Mutilation génitale : « un enjeu de l’immigration francophone en Ontario »

Un grand forum francophone sur l'excision s'est déroulé au Collège Boréal à Toronto pour aborder de front le problème Crédit image: Étienne Fortin-Gauthier

TORONTO – Malgré son illégalité, l’excision est bel et bien pratiquée sur des fillettes en sol ontarien par des immigrants francophones originaires d’Afrique, selon plusieurs intervenantes au fait de cette réalité cachée. La province doit prendre ses responsabilités, selon plusieurs acteurs sociaux réunis à l’occasion d’un grand Forum francophone sur le sujet, le lundi 6 février.

ÉTIENNE FORTIN-GAUTHIER
efgauthier@tfo.org | @etiennefg

« Oui, ça se passe à Toronto. Ça ne se fait pas dans les bureaux de médecins, mais plutôt derrière les portes closes. Plusieurs mamans francophones viennent aussi à nos bureaux, car elles ont peur de voir leurs filles en être victimes », explique Dada Gasirabo, directrice de l’organisme franco-ontarien Oasis Centre des Femmes.
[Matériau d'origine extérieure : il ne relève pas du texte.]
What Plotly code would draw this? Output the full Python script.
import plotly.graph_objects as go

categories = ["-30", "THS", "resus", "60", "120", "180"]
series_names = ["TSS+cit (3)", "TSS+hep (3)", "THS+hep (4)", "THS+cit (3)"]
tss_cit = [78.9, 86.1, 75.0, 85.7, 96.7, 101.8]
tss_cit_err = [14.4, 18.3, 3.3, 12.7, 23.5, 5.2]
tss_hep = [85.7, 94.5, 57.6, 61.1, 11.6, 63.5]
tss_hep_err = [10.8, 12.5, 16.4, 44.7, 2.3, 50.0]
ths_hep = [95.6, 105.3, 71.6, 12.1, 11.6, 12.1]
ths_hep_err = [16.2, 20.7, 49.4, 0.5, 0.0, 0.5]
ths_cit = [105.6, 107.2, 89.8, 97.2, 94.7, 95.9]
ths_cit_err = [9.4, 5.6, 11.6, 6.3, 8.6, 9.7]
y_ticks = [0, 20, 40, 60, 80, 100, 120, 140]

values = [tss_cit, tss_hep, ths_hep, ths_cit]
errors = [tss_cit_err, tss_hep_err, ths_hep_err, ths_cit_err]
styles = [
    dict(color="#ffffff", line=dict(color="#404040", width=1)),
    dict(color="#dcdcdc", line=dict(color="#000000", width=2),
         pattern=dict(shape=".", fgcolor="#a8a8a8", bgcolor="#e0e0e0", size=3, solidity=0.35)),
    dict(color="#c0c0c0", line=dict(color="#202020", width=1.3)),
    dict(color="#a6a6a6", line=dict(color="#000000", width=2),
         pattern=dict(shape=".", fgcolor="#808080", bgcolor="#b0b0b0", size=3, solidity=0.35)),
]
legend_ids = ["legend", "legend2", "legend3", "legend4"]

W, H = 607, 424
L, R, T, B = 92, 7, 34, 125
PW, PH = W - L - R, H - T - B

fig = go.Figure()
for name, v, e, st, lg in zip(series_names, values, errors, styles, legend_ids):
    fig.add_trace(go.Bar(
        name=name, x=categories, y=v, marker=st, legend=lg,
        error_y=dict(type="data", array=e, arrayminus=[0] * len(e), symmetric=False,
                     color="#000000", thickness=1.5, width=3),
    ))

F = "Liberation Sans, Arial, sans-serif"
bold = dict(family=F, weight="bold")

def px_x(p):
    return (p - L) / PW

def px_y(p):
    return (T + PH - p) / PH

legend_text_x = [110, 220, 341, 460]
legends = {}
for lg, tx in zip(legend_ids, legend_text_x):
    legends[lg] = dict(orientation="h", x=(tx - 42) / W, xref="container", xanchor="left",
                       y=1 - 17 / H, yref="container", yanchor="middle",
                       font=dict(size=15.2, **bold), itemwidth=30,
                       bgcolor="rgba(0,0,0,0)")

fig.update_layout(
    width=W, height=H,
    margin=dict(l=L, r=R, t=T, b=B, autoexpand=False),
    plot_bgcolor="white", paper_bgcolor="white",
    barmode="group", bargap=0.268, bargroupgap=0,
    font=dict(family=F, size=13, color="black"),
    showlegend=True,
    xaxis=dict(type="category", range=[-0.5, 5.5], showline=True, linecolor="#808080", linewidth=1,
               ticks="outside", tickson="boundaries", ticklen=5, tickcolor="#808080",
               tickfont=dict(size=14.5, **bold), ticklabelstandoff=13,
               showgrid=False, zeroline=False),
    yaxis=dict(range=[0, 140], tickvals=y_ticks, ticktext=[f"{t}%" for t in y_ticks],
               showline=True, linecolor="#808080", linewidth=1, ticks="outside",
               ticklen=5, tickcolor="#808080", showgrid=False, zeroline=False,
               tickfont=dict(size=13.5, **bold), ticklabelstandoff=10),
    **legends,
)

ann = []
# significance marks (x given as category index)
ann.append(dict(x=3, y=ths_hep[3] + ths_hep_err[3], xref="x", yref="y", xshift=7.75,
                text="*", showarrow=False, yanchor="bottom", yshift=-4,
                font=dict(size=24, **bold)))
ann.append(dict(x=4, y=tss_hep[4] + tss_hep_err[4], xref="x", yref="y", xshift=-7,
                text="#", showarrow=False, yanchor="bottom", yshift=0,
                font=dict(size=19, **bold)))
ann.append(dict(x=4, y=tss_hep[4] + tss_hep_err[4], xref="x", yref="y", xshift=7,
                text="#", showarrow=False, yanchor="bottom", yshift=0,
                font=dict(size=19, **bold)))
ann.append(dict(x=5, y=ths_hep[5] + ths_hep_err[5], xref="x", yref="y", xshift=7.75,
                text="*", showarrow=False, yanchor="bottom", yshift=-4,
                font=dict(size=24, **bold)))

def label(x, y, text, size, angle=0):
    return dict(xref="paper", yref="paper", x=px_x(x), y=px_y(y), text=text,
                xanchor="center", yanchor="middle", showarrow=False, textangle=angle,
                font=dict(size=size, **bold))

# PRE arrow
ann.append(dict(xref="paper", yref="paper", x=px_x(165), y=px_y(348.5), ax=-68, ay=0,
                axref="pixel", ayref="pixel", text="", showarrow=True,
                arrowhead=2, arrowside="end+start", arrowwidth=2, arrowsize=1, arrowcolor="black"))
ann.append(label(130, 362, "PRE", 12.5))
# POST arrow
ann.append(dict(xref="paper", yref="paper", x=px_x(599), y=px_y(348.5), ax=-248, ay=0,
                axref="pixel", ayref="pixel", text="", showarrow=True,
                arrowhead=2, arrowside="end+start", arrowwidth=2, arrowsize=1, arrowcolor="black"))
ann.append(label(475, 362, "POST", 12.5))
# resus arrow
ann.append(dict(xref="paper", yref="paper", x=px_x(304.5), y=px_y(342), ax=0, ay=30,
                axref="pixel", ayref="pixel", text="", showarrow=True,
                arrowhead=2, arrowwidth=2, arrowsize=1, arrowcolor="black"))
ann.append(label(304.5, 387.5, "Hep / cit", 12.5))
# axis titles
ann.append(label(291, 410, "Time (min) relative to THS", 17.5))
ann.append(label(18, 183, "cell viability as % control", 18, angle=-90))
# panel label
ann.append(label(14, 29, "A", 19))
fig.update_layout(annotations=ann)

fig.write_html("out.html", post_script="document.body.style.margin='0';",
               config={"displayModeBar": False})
L’excision, qui fait habituellement référence à l’ablation du clitoris, se pratique bien souvent sans anesthésie et avec des outils inappropriés, comme un couteau de cuisine ou un morceau de verre. En plus d’éliminer le plaisir sexuel, pour les femmes touchées par cette pratique, l’excision peut aussi entraîner la mort.
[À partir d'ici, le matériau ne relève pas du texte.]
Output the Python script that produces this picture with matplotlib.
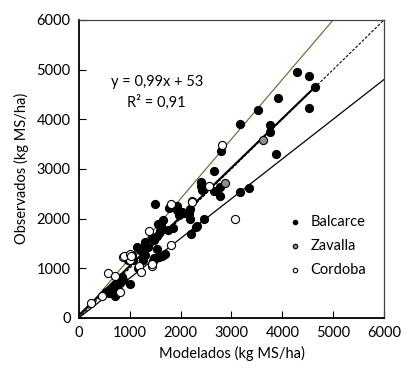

Bon nombre d’immigrantes francophones à Toronto et dans le reste de l’Ontario viennent de pays où l’excision est couramment pratiquée, comme le Mali, le Sénégal, la Guinée et le Djibouti.

« Une bonne partie de l’immigration francophone de Toronto est d’origine africaine et originaire de pays où l’excision est pratiquée. Ça devient un enjeu de l’immigration francophone. Il faut arrêter d’ignorer la question, comme si de rien n’était », souligne Mme Gasirabo. Difficile cependant de dire combien de personnes sont touchées par la pratique, considérant que l’excision se déroule en cachette, ajoute-t-elle.

Le Forum sur l’excision qui s’est déroulé à Toronto visait à briser le silence au sein de la communauté franco-torontoise autour de cette pratique. Des dizaines de personnes ont pris part à l’événement, dont bon nombre de spécialistes de la santé qui ont à traiter avec des femmes touchées.

Le Centre francophone de Toronto (CFT) est aussi bien au fait de cette réalité, a confirmé à #ONfr, Lise-Marie Baudry, directrice de l’organisme.

L’avocat des services juridiques du CFT a d’ailleurs pris la parole lors du Forum. « Il y a aussi des francophones qui exigent l’asile au Canada, car ils subissent de la pression pour faire subir l’excision à leur fille. Ces parents décident de quitter leur pays pour protéger leur enfant », a expliqué Sacha Cragg-Gore.

Gestes politiques exigés

Dada Gasirabo interpelle les dirigeants politiques ontariens. Il y a un manque de ressources, insiste-t-elle. « Il faut en parler pour voir ce qu’on peut faire pour soutenir ces femmes et responsabiliser nos leaders politiques pour qu’ils nous aident. Il y a aucun leader qui voudrait voir sa fille se faire exciser. Ils ont le devoir d’agir pour les autres », a-t-elle soutenu.

« Il y a un manque de sensibilisation et un manque d’éducation pour les immigrantes francophones qui arrivent ici. Pour l’éradiquer, il faut accueillir les femmes avec ouverture et leur offrir du soutien. Il faut aussi donner un appui psychologique à celles qui ont été excisées », dit Mme Gasirabo.

Le consul de France à Toronto, Marc Trouyet, a d’ailleurs fait savoir que l’État français a modifié sa législation en fonction des pratiques d’une partie de sa population immigrante. « Cette réalité de l’excision que vous connaissez au Canada, on la connaît aussi en France. Nous avons développé des outils juridiques. Aujourd’hui, les auteurs des excisions sont passibles d’une peine de dix ans de prison et jusqu’à 30 ans de prison si l’enfant décède », a-t-il soutenu. Le pays aurait aussi mis en place différentes mesures pour sensibiliser les citoyens et leur offrir les soins psychologiques appropriés.

Les observations faites pendant ce Forum sur l’excision ne resteront pas lettre morte, selon Gilles Marchildon, directeur de l’organisme franco-torontois Reflet Salvéo. « Nous allons prendre des notes et exprimer ces besoins au système de santé de la province en faisant des recommandations aux réseaux locaux de santé, les RLISS, qui accordent le financement et font de la planification à l’échelle régionale », a-t-il assuré.